# START OF Material provided
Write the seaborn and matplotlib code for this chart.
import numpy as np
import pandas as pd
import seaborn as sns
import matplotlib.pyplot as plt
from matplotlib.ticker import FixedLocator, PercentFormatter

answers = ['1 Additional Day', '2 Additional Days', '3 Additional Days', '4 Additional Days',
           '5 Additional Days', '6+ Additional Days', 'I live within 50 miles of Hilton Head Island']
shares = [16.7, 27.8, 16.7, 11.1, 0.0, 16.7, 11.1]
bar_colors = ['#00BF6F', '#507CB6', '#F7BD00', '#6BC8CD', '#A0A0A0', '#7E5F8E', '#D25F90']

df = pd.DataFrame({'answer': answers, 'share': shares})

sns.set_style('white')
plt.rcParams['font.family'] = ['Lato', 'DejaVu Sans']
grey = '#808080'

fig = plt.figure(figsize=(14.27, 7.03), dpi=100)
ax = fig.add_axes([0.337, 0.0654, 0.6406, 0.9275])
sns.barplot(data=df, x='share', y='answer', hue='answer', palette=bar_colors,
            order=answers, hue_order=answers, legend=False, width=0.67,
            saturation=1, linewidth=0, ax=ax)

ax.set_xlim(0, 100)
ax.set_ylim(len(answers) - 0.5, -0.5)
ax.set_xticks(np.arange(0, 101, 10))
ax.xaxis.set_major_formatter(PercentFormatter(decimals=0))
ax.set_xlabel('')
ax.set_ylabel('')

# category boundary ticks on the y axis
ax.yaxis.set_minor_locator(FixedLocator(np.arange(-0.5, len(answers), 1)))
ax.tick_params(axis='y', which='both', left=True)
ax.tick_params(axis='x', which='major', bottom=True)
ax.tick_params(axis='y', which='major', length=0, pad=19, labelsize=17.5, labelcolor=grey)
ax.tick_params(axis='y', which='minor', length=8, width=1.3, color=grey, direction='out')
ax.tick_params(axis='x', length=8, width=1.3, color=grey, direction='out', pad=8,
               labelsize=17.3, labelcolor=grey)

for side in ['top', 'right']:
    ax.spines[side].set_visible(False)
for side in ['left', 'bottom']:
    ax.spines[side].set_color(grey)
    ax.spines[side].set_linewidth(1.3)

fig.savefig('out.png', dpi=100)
# END OF Material provided
■ Aim ■
Can you give every line above again, exactly as written?

■ Task output ■
Write the seaborn and matplotlib code for this chart.
import numpy as np
import pandas as pd
import seaborn as sns
import matplotlib.pyplot as plt
from matplotlib.ticker import FixedLocator, PercentFormatter

answers = ['1 Additional Day', '2 Additional Days', '3 Additional Days', '4 Additional Days',
           '5 Additional Days', '6+ Additional Days', 'I live within 50 miles of Hilton Head Island']
shares = [16.7, 27.8, 16.7, 11.1, 0.0, 16.7, 11.1]
bar_colors = ['#00BF6F', '#507CB6', '#F7BD00', '#6BC8CD', '#A0A0A0', '#7E5F8E', '#D25F90']

df = pd.DataFrame({'answer': answers, 'share': shares})

sns.set_style('white')
plt.rcParams['font.family'] = ['Lato', 'DejaVu Sans']
grey = '#808080'

fig = plt.figure(figsize=(14.27, 7.03), dpi=100)
ax = fig.add_axes([0.337, 0.0654, 0.6406, 0.9275])
sns.barplot(data=df, x='share', y='answer', hue='answer', palette=bar_colors,
            order=answers, hue_order=answers, legend=False, width=0.67,
            saturation=1, linewidth=0, ax=ax)

ax.set_xlim(0, 100)
ax.set_ylim(len(answers) - 0.5, -0.5)
ax.set_xticks(np.arange(0, 101, 10))
ax.xaxis.set_major_formatter(PercentFormatter(decimals=0))
ax.set_xlabel('')
ax.set_ylabel('')

# category boundary ticks on the y axis
ax.yaxis.set_minor_locator(FixedLocator(np.arange(-0.5, len(answers), 1)))
ax.tick_params(axis='y', which='both', left=True)
ax.tick_params(axis='x', which='major', bottom=True)
ax.tick_params(axis='y', which='major', length=0, pad=19, labelsize=17.5, labelcolor=grey)
ax.tick_params(axis='y', which='minor', length=8, width=1.3, color=grey, direction='out')
ax.tick_params(axis='x', length=8, width=1.3, color=grey, direction='out', pad=8,
               labelsize=17.3, labelcolor=grey)

for side in ['top', 'right']:
    ax.spines[side].set_visible(False)
for side in ['left', 'bottom']:
    ax.spines[side].set_color(grey)
    ax.spines[side].set_linewidth(1.3)

fig.savefig('out.png', dpi=100)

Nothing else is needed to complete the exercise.